===== Information shown =====

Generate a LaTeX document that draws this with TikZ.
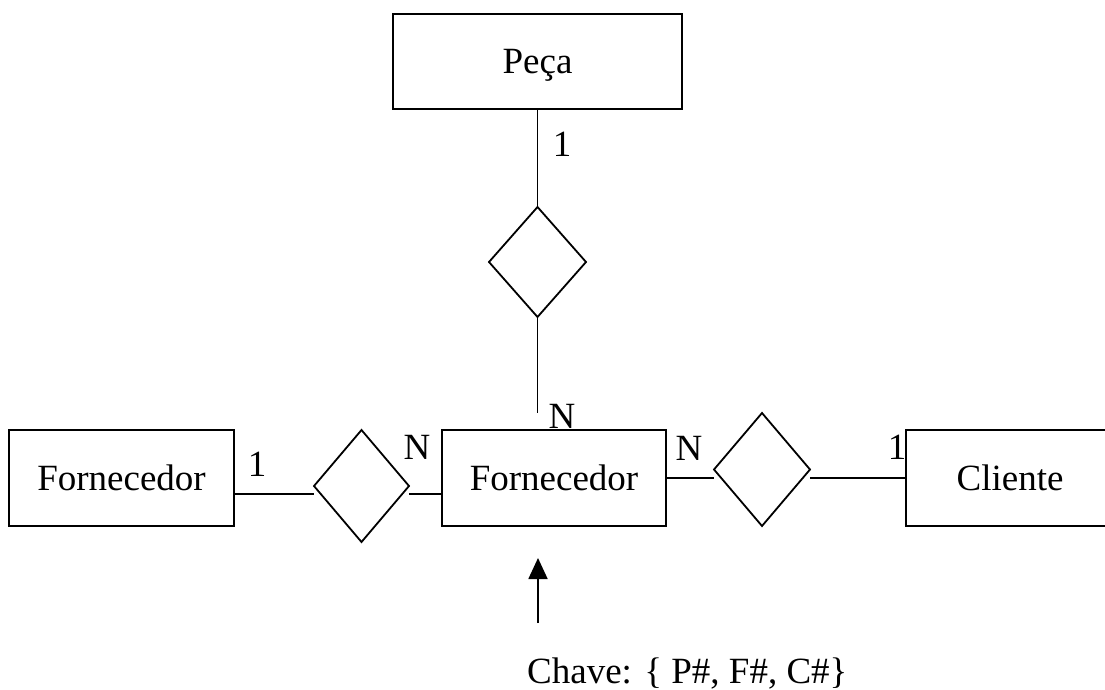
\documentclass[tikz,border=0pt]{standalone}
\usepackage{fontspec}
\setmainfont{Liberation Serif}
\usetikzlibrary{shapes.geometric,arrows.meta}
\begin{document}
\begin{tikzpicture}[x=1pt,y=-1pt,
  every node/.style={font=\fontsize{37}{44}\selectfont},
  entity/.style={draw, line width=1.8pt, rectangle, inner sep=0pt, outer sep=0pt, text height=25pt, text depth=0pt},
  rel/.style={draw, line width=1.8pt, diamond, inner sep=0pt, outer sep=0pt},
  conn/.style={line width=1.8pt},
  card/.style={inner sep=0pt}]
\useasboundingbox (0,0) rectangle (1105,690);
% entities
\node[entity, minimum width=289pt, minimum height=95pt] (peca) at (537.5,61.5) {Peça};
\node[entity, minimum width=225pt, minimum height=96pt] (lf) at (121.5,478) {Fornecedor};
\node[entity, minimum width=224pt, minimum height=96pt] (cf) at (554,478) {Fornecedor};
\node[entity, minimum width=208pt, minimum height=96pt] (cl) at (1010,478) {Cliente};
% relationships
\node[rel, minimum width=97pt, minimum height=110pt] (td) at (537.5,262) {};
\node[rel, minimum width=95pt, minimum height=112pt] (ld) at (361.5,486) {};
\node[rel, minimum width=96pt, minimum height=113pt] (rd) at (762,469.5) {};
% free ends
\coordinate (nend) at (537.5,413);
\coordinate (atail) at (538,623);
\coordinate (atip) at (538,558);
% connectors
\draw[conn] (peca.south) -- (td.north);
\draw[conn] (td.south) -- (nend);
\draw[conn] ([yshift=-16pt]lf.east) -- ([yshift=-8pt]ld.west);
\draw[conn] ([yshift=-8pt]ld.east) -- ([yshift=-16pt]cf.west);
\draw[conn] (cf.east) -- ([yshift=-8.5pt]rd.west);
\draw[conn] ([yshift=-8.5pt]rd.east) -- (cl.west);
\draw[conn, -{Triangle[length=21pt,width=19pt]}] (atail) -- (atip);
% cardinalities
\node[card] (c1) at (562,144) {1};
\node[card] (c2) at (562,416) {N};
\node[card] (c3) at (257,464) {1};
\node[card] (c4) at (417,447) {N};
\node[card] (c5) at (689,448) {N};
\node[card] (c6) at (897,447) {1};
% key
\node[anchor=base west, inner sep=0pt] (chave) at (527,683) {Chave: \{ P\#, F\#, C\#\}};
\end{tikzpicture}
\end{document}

=====

*Aim of the task*.
Quote the preceding listing precisely and completely, omitting its images.

*Exercise response*.
Generate a LaTeX document that draws this with TikZ.
\documentclass[tikz,border=0pt]{standalone}
\usepackage{fontspec}
\setmainfont{Liberation Serif}
\usetikzlibrary{shapes.geometric,arrows.meta}
\begin{document}
\begin{tikzpicture}[x=1pt,y=-1pt,
  every node/.style={font=\fontsize{37}{44}\selectfont},
  entity/.style={draw, line width=1.8pt, rectangle, inner sep=0pt, outer sep=0pt, text height=25pt, text depth=0pt},
  rel/.style={draw, line width=1.8pt, diamond, inner sep=0pt, outer sep=0pt},
  conn/.style={line width=1.8pt},
  card/.style={inner sep=0pt}]
\useasboundingbox (0,0) rectangle (1105,690);
% entities
\node[entity, minimum width=289pt, minimum height=95pt] (peca) at (537.5,61.5) {Peça};
\node[entity, minimum width=225pt, minimum height=96pt] (lf) at (121.5,478) {Fornecedor};
\node[entity, minimum width=224pt, minimum height=96pt] (cf) at (554,478) {Fornecedor};
\node[entity, minimum width=208pt, minimum height=96pt] (cl) at (1010,478) {Cliente};
% relationships
\node[rel, minimum width=97pt, minimum height=110pt] (td) at (537.5,262) {};
\node[rel, minimum width=95pt, minimum height=112pt] (ld) at (361.5,486) {};
\node[rel, minimum width=96pt, minimum height=113pt] (rd) at (762,469.5) {};
% free ends
\coordinate (nend) at (537.5,413);
\coordinate (atail) at (538,623);
\coordinate (atip) at (538,558);
% connectors
\draw[conn] (peca.south) -- (td.north);
\draw[conn] (td.south) -- (nend);
\draw[conn] ([yshift=-16pt]lf.east) -- ([yshift=-8pt]ld.west);
\draw[conn] ([yshift=-8pt]ld.east) -- ([yshift=-16pt]cf.west);
\draw[conn] (cf.east) -- ([yshift=-8.5pt]rd.west);
\draw[conn] ([yshift=-8.5pt]rd.east) -- (cl.west);
\draw[conn, -{Triangle[length=21pt,width=19pt]}] (atail) -- (atip);
% cardinalities
\node[card] (c1) at (562,144) {1};
\node[card] (c2) at (562,416) {N};
\node[card] (c3) at (257,464) {1};
\node[card] (c4) at (417,447) {N};
\node[card] (c5) at (689,448) {N};
\node[card] (c6) at (897,447) {1};
% key
\node[anchor=base west, inner sep=0pt] (chave) at (527,683) {Chave: \{ P\#, F\#, C\#\}};
\end{tikzpicture}
\end{document}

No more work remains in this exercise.